Service Knows No Age
On Thursday’s here at KidMin Mama I like to share posts that are relevant to church plant or ministry life. If any of you are involved in a church plant, you know that it is heavily service based. Our church meets in a school and each week we have to drive a truck (affectionately called “the truck”, clever, I know) to the school, unload everything we need and turn a gym and cafeteria magically into a church. Rather than stained glass, we have black curtains, folding chairs instead of pews and if we ever need a baptistery we borrow a cattle trough from the feed store. It’s not always pretty, but it works and church happens (even one Sunday when we had no power).

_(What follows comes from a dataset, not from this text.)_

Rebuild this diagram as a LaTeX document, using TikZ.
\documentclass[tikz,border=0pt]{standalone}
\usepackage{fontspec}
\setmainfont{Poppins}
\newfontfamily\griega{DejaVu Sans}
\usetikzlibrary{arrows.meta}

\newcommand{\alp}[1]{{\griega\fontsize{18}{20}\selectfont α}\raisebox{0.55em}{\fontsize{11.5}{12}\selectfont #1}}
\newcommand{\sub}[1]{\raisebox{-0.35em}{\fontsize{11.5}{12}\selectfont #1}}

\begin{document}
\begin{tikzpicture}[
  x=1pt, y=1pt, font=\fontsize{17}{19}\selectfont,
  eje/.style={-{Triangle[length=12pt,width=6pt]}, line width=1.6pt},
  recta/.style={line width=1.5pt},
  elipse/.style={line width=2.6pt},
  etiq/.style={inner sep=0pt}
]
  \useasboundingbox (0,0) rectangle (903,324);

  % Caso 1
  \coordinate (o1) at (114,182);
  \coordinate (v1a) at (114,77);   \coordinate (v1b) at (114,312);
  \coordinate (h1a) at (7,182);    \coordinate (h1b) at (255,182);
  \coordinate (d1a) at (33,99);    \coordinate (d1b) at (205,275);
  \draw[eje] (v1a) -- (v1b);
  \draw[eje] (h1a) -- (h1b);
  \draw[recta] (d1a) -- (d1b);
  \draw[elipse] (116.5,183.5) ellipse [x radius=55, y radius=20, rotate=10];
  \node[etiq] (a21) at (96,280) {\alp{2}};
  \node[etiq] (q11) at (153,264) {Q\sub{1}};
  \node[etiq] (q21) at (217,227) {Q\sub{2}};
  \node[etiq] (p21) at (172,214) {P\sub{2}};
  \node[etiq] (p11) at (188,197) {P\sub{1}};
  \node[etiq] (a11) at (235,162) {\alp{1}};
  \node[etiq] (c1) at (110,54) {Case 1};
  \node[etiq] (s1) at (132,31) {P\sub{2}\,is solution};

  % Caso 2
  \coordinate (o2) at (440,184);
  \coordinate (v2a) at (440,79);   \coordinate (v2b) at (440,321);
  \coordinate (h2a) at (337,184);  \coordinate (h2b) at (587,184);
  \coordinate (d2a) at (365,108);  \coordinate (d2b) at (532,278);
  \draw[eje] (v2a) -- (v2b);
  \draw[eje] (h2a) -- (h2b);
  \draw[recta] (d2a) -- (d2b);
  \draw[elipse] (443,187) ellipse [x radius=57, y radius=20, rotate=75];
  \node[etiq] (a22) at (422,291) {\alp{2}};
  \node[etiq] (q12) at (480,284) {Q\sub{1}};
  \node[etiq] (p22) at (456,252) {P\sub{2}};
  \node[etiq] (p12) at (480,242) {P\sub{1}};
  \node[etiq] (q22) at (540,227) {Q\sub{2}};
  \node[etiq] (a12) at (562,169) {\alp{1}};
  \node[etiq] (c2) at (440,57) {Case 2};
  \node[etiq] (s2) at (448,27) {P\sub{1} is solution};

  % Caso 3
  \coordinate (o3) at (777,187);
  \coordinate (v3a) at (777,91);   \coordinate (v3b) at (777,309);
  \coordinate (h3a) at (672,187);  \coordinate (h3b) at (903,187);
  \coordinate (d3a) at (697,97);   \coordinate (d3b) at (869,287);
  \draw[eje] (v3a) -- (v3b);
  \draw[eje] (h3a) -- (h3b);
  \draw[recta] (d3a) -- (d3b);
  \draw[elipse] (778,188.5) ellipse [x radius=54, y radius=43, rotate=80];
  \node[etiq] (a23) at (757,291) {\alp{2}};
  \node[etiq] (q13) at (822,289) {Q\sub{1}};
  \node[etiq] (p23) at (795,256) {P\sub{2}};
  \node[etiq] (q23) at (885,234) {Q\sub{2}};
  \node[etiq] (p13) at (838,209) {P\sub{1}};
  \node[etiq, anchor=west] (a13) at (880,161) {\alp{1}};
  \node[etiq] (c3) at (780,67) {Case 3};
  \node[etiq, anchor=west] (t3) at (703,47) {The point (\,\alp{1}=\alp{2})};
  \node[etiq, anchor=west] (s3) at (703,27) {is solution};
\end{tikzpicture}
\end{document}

It can be a drag recruiting people for setup and tear down each week, because unless it’s summer or Christmas break, it is always a need and something to be done. People have a good attitude about it and we are so thankful for the group of men that sign up to help week in and week out. Tearing down, a lot of people pitch in. My girls even drag toys and roll up rugs to help with the process (this has since caused a “tear down” routine at home when I occasionally walk in and find our playroom rug rolled up). The most frustrating part is seeing our well-abled teenagers not jumping in and helping with tear down. Some of them seriously avoid it like the plague.
My husband and I had a conversation about it one day and I realized something; they have most likely grown up in a church where the chairs, tables, and supplies just magically showed up. They walked into their Sunday School classes never even questioning how everything was set up and ready to go…it just was. These teenagers as children most likely never had teachers and leaders tell them to tear down the curtains or stack chairs. The most they were asked to do was to put their trash away. It’s almost foreign to them because they didn’t grow up with it.
I’m not excusing the lack of service we see in our teens, because we have some that jump in and help every week. I’m just saying we might have to keep shoving them, keep helping them recognize the need to serve and help not only as a benefit to the process, but as an act of worship. This is a great opportunity for men of the church to pour into their lives by modeling for them what service is.
As I’ve shared before, I grew up in a church plant and we were all taught to pitch in. If someone made a mess, clean it up. If we need to stack chairs, everyone get a chair. I remember after we left our church plant and we moved to a larger church, one day someone spilled a drink and just left it. In fact, people just stepped over it for several minutes and no one went to grab a towel or tried to clean it up at all. After I walked past the mess and saw that it had been there awhile, I ran to get a towel to clean it up. No, it was not my job, in fact, it should have been everyone’s job.
The last thing we need to show our children is to wait for someone else to do it. That is the worst mentality for service. “We need more workers in the nursery”. Wait for someone else to do it. “We need greeters on Sunday”. Wait for someone else to do it. “We need more people for setup”. Wait for someone else to do it. What if no one does it? What if we make excuses and miss an opportunity to serve the Lord? What does that teach our children?
My dad always says, “more is caught than taught”. If we want to see our children have hearts for service. We have to have them first. We have to sign up, show up, and invest in order for our children to see the blessings that come from worshipping the Lord through service. “Serving in that area is really out of my comfort zone”. Great! What a wonderful example to your children of getting out of their comfort zones for Jesus, cause it doesn’t exactly say this in the Bible, but being a Christ follower can be super awkward at times. Model for them those awkward moments, talk to them about it and show them how you pushed through and what a blessing it was.
Service is fun. Yes it can be draining and frustrating at times, but so is everything else. Jump on board with your church, take a leap and try something new. And push your children to serve the Lord even if it’s just by stacking chairs or folding curtains. How else will they see the joy that is serving with others? Model it, push them and see how attitudes and hearts can change.